Moreover, the protective effects of this extract may be related to its ability to chelate or sequester cadmium via formation of cadmium-flavonoid complexes (el-Ashmawy et al., 2005; Nedorostova et al., 2009) as a result of many conditions including cell necrosis, improved or increased synthesis, and alterations in the permeability of the enclosing cell membrane (Gaskill et al., 2005). Interestingly, these adverse effects were significantly attenuated by Irvingia gabonensis in the treated groups, indicating a prominent nephroprotective effect of Irvingia gabonensis against cadmium nephrotoxicity. The increased levels of serum AST and ALT in cadmium exposed rats indicate an increased permeability and damage and/or necrosis of the kidney. In our study, we found that the extract of Irvingia gabonensis at a dose of 400 mg/kg caused a significant decrease in the activities of serum AST, ALT, which further supports the beneficial effects of the extract of Irvingia gabonensis in cadmium-induced rats.

Serum total protein represents a complex mixture containing a number of components which differ in properties and function. Hypo-proteinemia, protein deficiency in plasma, may be partly due to dietary insufficiency with subsequent impairment of the protein synthetic machinery, or to excessive excretion (Chawla, 2003). In the present study, there was a significant decrease in serum total protein levels in the cadmium groups compared with the control group.

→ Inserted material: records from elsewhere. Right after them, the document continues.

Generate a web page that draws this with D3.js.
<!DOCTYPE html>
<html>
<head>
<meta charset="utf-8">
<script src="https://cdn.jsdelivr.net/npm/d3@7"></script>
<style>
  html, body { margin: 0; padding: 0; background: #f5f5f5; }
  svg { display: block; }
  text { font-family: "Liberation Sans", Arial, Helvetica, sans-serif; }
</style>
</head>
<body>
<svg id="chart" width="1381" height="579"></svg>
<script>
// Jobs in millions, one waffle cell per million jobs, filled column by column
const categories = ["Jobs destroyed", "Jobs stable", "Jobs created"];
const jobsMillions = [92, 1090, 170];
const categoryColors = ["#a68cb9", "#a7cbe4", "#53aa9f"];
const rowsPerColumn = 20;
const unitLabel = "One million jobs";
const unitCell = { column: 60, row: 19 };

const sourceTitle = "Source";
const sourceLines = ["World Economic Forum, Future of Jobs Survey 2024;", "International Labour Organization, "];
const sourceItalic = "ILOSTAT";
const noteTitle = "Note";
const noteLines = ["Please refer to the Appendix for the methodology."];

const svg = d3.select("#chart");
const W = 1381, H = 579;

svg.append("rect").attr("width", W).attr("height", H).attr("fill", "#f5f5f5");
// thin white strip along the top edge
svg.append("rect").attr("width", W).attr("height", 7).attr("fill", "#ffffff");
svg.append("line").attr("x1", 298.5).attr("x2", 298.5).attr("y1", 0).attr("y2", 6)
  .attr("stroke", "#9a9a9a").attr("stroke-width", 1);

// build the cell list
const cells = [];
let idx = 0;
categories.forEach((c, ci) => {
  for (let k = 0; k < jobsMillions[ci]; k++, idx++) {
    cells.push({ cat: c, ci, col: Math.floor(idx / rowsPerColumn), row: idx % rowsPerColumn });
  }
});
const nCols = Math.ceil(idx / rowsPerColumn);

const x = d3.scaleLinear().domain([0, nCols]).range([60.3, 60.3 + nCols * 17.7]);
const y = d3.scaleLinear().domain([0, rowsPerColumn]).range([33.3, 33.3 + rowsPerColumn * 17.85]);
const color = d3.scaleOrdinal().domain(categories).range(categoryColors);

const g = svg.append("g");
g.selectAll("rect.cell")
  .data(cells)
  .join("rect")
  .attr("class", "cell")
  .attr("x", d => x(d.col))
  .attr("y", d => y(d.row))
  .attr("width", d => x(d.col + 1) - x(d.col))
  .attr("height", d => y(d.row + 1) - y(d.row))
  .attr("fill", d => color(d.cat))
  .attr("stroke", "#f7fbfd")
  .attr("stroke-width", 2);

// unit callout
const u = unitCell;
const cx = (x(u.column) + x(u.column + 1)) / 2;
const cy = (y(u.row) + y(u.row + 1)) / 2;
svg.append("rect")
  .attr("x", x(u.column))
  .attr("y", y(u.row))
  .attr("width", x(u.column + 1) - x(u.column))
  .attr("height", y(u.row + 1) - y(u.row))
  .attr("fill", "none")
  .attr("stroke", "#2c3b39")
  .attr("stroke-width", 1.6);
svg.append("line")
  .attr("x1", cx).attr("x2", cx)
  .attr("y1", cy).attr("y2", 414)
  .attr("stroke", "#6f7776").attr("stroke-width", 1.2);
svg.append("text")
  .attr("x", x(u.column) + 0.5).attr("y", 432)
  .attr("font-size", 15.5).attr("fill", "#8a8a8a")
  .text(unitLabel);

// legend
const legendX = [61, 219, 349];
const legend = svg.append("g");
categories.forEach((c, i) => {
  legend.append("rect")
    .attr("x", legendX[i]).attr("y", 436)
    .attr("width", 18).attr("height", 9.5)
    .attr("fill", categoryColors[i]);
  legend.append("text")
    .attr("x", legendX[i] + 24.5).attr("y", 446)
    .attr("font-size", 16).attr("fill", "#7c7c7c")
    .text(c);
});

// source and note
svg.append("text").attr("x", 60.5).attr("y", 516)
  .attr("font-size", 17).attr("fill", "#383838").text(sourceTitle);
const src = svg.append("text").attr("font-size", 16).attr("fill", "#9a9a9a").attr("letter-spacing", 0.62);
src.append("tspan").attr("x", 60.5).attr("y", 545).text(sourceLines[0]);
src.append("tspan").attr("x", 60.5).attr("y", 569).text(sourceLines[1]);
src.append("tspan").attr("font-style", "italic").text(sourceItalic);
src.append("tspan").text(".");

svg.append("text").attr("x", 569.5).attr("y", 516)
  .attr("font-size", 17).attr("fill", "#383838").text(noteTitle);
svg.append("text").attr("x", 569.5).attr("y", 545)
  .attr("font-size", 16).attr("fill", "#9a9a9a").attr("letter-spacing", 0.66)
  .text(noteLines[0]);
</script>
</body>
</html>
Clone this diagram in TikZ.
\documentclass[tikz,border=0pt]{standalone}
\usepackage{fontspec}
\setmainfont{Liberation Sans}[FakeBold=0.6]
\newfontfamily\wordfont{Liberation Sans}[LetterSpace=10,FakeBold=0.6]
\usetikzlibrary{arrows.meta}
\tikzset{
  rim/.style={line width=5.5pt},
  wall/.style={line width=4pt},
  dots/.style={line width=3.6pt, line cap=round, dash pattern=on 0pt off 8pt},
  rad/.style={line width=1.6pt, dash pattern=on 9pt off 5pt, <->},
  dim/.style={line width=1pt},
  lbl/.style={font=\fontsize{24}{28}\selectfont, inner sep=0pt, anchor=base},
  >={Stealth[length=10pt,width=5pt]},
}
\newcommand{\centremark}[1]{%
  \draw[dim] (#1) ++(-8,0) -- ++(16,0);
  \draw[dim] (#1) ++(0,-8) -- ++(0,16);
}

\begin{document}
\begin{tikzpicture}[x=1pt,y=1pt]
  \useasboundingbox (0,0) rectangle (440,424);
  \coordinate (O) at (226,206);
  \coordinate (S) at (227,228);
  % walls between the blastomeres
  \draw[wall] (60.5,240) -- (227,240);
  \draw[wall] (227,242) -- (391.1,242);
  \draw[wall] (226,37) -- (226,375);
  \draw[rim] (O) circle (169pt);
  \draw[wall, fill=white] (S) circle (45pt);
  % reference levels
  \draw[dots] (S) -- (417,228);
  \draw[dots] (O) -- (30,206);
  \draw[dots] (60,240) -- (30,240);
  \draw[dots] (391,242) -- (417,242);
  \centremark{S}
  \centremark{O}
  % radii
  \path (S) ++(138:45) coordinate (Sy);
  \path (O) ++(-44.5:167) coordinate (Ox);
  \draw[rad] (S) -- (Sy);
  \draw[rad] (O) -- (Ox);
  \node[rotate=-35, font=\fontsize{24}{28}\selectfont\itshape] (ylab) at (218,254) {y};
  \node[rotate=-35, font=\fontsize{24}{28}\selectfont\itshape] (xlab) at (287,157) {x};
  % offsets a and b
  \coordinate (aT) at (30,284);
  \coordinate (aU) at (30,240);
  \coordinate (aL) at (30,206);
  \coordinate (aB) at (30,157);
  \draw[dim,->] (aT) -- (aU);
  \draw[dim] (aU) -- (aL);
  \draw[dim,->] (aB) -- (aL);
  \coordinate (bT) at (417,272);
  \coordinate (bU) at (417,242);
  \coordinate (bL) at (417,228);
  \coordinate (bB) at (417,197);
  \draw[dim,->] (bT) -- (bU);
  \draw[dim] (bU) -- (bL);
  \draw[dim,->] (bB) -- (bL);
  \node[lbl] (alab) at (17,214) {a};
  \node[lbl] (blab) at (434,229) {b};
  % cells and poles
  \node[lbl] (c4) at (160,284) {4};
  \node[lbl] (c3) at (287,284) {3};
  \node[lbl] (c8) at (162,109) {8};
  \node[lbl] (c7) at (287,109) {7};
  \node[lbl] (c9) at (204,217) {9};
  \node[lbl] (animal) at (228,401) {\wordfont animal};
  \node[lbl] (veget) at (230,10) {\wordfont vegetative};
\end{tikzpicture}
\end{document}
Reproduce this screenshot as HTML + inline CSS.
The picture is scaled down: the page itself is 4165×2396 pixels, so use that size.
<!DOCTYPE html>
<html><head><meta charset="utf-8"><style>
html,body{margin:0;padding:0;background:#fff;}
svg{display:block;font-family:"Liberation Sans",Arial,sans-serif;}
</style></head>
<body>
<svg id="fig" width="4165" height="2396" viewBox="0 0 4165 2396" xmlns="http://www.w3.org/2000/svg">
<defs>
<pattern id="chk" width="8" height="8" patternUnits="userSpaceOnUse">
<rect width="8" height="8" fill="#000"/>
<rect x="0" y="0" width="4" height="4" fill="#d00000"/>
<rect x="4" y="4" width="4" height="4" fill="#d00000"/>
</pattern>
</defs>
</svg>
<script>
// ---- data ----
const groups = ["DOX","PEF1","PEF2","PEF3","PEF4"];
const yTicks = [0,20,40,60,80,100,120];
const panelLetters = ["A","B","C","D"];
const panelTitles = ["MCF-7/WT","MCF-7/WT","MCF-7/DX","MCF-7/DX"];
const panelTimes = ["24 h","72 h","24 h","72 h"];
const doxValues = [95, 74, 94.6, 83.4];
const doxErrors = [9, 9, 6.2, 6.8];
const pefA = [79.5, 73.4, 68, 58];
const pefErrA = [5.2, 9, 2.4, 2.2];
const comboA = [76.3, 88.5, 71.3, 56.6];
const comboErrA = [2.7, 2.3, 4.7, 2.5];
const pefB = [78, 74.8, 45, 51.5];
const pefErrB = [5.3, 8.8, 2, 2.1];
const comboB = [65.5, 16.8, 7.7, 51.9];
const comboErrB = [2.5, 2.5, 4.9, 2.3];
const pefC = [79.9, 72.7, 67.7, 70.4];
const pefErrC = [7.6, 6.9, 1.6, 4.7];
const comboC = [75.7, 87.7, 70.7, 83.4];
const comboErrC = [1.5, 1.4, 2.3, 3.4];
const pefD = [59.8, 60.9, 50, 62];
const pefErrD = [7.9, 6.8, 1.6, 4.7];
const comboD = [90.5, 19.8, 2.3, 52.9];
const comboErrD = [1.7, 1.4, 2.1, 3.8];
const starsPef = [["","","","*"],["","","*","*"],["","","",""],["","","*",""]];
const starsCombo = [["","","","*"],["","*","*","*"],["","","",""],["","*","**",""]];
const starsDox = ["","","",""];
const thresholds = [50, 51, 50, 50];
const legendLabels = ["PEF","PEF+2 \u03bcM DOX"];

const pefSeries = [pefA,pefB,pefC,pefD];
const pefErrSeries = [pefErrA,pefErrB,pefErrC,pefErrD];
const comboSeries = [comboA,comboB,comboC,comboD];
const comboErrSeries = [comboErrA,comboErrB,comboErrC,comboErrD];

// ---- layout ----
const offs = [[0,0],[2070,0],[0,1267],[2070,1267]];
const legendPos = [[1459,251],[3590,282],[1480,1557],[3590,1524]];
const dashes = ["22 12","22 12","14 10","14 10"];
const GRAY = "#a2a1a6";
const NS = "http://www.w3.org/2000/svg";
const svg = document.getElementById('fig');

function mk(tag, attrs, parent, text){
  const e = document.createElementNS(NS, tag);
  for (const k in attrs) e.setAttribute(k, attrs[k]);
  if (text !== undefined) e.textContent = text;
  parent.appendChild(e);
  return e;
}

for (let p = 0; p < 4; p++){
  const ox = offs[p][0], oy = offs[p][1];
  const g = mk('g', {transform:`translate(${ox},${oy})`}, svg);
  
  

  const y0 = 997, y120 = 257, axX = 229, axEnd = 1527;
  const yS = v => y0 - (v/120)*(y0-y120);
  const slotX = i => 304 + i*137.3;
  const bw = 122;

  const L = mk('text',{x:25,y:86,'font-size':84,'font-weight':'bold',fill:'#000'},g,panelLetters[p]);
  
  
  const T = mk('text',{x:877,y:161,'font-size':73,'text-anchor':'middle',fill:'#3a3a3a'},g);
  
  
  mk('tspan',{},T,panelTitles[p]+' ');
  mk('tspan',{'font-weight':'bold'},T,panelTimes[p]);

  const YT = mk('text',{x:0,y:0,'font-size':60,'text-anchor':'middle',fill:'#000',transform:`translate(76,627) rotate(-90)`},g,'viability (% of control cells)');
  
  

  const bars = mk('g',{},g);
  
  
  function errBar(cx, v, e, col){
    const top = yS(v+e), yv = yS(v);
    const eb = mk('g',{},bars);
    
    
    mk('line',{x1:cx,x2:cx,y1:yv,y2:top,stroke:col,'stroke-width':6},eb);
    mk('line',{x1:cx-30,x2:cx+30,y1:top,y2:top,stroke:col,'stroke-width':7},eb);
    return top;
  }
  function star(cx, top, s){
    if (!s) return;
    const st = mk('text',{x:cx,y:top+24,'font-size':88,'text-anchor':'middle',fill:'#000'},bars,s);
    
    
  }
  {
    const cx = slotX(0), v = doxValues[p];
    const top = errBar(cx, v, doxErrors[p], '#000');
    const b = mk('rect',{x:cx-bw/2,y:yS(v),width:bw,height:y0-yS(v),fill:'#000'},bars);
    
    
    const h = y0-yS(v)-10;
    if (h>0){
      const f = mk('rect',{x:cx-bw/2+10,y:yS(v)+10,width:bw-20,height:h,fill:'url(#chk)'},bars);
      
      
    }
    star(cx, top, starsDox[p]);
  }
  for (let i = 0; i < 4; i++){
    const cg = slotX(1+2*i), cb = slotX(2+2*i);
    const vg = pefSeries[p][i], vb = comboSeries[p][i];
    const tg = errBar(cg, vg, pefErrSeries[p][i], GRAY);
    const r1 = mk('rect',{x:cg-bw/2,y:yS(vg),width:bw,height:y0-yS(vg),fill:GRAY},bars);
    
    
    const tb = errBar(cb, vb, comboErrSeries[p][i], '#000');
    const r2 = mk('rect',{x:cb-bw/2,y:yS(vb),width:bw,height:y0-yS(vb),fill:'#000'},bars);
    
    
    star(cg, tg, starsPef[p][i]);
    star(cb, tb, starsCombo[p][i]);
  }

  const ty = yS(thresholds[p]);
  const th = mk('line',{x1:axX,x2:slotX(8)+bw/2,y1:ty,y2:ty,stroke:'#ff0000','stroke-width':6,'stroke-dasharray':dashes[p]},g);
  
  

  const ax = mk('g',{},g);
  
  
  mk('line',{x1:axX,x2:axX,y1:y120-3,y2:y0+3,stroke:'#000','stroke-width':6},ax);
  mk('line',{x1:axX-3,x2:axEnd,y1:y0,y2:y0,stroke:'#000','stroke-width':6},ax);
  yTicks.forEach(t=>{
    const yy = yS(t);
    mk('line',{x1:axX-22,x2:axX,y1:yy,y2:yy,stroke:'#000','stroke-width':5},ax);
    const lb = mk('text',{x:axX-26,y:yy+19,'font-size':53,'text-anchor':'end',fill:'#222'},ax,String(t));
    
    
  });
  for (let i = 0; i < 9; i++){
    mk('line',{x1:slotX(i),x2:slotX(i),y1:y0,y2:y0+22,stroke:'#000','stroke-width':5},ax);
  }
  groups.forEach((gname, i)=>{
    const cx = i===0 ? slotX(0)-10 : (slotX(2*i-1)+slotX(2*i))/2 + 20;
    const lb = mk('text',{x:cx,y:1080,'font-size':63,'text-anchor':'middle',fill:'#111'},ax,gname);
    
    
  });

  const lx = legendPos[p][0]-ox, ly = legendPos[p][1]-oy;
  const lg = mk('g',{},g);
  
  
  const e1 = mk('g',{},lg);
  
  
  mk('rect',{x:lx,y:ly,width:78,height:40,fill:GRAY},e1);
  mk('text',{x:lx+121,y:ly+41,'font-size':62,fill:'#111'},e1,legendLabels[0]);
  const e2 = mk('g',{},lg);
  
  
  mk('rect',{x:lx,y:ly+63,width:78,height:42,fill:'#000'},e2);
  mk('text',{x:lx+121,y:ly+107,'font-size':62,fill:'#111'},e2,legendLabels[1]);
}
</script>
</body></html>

It has been postulated that increased levels of serum urea and creatinine are linked to kidney disease (Chawla, 2003). Urea is the main nitrogenous end product of protein catabolism. It represents 90% of the total urinary nitrogen excretion. In this study, the cadmium group showed a significant increase in serum urea and creatinine that might suggest the inability of the kidney to excrete these products, indicating an impairment of kidney function. These effects could be attributed to the changes in the threshold of tubular re-absorption, renal blood flow, and glomerular filtration rate (Bishop et al., 2000). The damaging effect of cadmium on kidneys was described by some authors (Casalino et al., 2002; Jurczuk et al., 2004). Several studies showed increased urea concentrations in serum, indicating reduced glomerular filtration rate in cadmium-exposed rats (Satarug S, Moore, 2004; Noonan et al., 2002). In addition, cadmium was also proposed to exert a direct toxic effect on the glomeruli, leading to decrease in urea and creatinine clearance (Noonan et al., 2002). The results of the current study showed that the ethanol extract of Irvingia gabonensis had a protective effect against cadmium-induced kidney damage, as established by the significant decrease in urea and creatinine levels in the Irvingia gabonensis treated group compared with the cadmium group.

Histological examination revealed that cadmium intoxication caused abnormal ultra-structural changes in kidney tissue, including tubular degeneration, necrosis and severe renal cortical congestion. Regarding the histopathological observation, Irvingia gabonensis treatment of cadmium-induced nephrotoxicity in rats revealed that the observed pathological impairments caused by cadmium recovered significantly, indicating that Irvinga gabonensis is capable of preventing the nephron damage induced by cadmium. It is thus suggested that Irvingia gabonensis may inhibit Cd-induced kidney damage. However, further studies are necessary to find out the actual mechanism of action of phytochemicals and their doses in the presence of oxidative stress due to Cd intoxication.

Conclusion

In conclusion, the ethanolic extracts of Irvingia gabonensis exhibited protective effects against Cd-induced nephrotoxicity. For populations exposed to Cd, the use of the ethanolic extract of Irvingia gabonensis could thus be recommended.